Each line in the entries below that holds the string "this" is to be listed.

_Source code of charts:_
--*--
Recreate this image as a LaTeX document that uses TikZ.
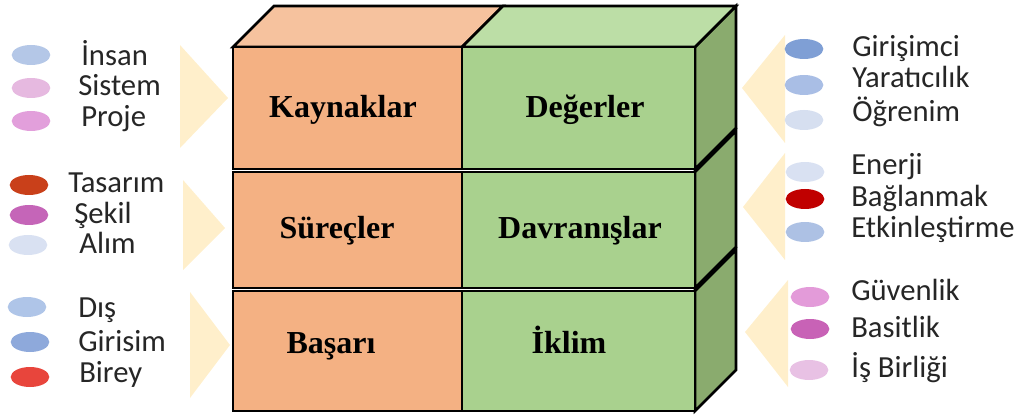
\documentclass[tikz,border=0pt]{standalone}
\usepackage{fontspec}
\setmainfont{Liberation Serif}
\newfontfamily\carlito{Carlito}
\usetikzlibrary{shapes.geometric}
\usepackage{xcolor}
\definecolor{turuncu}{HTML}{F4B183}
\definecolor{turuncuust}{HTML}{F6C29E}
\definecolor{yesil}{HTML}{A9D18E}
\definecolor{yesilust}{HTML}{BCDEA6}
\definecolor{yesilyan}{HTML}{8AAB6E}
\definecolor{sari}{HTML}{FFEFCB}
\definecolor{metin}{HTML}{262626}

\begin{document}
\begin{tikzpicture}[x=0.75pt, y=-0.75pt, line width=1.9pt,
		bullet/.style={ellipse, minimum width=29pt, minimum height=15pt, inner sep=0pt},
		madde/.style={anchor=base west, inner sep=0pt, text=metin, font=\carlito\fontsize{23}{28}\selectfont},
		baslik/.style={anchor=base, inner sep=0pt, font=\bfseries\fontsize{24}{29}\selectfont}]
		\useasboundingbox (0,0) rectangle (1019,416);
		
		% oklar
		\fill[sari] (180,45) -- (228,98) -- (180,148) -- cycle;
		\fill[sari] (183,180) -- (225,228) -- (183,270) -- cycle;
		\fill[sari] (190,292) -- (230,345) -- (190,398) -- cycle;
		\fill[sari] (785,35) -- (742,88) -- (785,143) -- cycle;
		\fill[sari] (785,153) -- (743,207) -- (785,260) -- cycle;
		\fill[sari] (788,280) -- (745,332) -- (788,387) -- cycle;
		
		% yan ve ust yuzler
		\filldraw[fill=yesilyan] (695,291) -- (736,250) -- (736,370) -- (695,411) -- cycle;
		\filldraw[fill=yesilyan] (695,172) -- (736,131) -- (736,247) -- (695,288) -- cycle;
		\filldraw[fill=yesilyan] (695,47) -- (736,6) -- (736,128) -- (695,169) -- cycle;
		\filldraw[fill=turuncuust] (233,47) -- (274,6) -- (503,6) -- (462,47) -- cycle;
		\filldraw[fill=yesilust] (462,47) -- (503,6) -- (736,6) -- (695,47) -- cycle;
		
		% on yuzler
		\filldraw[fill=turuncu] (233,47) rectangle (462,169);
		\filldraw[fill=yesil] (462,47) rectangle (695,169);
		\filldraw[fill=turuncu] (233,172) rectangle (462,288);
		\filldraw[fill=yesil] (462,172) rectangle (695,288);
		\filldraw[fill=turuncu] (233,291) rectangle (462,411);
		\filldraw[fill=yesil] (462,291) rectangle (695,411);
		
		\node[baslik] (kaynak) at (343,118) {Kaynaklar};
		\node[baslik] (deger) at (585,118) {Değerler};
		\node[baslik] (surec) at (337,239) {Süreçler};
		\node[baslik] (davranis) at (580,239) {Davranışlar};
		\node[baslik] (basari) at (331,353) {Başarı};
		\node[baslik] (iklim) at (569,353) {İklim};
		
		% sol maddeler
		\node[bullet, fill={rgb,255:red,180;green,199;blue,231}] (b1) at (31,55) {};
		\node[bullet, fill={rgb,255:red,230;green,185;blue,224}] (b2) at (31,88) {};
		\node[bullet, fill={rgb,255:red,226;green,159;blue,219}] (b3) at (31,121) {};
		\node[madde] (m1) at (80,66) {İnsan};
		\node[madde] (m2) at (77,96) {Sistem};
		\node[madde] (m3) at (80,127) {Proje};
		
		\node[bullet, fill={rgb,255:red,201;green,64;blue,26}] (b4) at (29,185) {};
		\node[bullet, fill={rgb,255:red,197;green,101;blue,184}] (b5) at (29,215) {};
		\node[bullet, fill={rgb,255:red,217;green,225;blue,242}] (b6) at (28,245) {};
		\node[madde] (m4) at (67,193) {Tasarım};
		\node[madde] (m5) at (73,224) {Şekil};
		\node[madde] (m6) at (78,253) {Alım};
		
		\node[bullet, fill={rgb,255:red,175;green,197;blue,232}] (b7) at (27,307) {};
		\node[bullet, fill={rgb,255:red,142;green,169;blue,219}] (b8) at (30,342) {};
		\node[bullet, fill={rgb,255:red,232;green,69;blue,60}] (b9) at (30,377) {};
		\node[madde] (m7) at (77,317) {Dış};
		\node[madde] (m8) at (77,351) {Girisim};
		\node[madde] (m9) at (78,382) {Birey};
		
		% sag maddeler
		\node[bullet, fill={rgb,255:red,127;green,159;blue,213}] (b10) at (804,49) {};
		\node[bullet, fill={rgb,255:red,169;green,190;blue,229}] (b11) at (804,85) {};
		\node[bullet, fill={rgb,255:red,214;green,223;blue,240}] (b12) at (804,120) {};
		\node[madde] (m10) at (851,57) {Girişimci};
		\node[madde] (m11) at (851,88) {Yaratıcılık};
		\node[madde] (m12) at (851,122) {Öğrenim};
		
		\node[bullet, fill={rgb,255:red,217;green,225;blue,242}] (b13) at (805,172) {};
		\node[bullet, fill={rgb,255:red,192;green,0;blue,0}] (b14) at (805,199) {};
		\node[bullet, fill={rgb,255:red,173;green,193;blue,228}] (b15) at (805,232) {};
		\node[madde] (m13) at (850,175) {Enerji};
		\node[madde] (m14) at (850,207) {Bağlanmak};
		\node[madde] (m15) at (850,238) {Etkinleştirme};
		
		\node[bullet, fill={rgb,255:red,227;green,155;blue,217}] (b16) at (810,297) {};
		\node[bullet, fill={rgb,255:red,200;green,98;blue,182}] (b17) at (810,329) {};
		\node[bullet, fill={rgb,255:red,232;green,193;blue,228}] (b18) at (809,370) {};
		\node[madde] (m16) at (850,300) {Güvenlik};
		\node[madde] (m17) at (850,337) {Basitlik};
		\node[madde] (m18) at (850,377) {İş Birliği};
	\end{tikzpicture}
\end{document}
--*--
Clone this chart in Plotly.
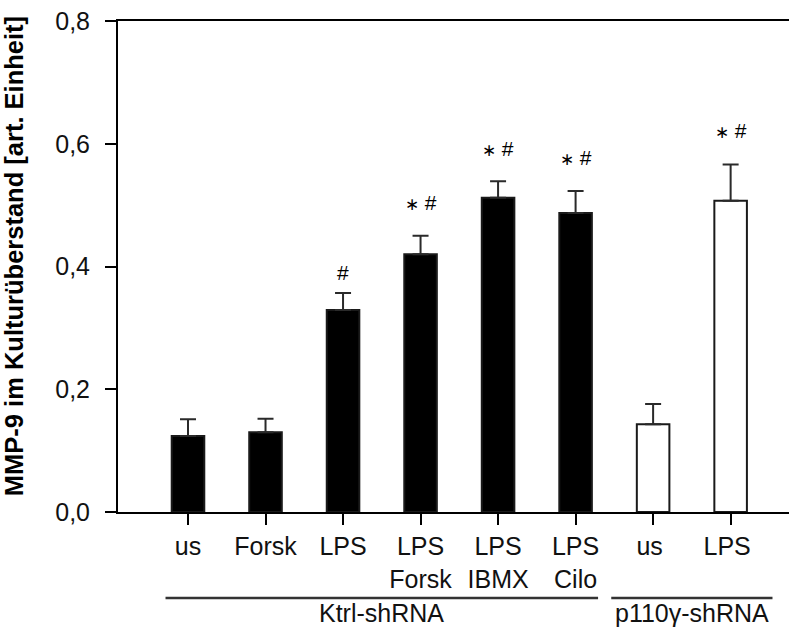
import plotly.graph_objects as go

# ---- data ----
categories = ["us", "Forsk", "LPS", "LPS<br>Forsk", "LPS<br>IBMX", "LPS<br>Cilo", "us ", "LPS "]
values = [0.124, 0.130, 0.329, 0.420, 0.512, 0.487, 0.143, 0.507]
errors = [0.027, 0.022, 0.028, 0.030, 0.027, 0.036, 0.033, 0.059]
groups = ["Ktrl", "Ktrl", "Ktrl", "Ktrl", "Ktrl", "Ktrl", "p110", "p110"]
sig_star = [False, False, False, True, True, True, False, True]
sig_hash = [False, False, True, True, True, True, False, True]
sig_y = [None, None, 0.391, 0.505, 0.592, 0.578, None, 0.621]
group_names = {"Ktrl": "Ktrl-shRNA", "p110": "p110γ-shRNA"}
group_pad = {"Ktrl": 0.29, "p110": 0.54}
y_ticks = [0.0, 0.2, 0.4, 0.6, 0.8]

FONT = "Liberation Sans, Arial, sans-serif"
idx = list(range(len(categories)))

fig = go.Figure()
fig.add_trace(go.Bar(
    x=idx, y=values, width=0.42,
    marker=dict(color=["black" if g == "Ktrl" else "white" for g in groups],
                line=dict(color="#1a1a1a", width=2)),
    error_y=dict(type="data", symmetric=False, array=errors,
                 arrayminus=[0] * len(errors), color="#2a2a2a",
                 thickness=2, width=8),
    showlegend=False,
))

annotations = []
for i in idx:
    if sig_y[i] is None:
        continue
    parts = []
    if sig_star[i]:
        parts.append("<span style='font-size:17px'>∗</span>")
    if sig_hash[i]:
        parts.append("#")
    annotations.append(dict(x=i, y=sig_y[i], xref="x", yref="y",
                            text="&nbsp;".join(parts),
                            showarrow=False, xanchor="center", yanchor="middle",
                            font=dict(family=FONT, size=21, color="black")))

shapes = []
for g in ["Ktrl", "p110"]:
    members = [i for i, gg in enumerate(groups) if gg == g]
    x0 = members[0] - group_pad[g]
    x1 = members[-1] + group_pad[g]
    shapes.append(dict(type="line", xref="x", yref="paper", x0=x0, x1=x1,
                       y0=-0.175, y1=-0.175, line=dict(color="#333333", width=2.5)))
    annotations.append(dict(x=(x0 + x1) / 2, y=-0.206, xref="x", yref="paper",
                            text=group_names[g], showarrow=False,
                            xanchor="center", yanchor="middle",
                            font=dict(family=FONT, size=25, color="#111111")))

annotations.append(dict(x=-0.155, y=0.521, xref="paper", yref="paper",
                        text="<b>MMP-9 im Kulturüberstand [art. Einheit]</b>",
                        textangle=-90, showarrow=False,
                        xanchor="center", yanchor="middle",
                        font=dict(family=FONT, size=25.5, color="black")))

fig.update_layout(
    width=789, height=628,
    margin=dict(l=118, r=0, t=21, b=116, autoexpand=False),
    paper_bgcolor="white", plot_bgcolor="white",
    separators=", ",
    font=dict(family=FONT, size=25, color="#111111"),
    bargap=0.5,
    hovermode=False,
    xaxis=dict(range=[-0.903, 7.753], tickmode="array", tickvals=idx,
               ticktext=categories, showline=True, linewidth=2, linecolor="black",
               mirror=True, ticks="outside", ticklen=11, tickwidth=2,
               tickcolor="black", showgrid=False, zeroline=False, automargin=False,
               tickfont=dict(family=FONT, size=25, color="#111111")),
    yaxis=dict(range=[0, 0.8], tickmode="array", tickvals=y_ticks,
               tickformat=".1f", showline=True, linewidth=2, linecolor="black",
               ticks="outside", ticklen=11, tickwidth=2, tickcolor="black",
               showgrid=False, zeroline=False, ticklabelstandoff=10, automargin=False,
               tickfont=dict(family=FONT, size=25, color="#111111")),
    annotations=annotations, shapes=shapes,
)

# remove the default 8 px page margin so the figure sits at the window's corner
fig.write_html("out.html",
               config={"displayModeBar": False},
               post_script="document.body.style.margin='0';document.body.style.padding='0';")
--*--
_Answer for the task:_
Recreate this image as a LaTeX document that uses TikZ.
Clone this chart in Plotly.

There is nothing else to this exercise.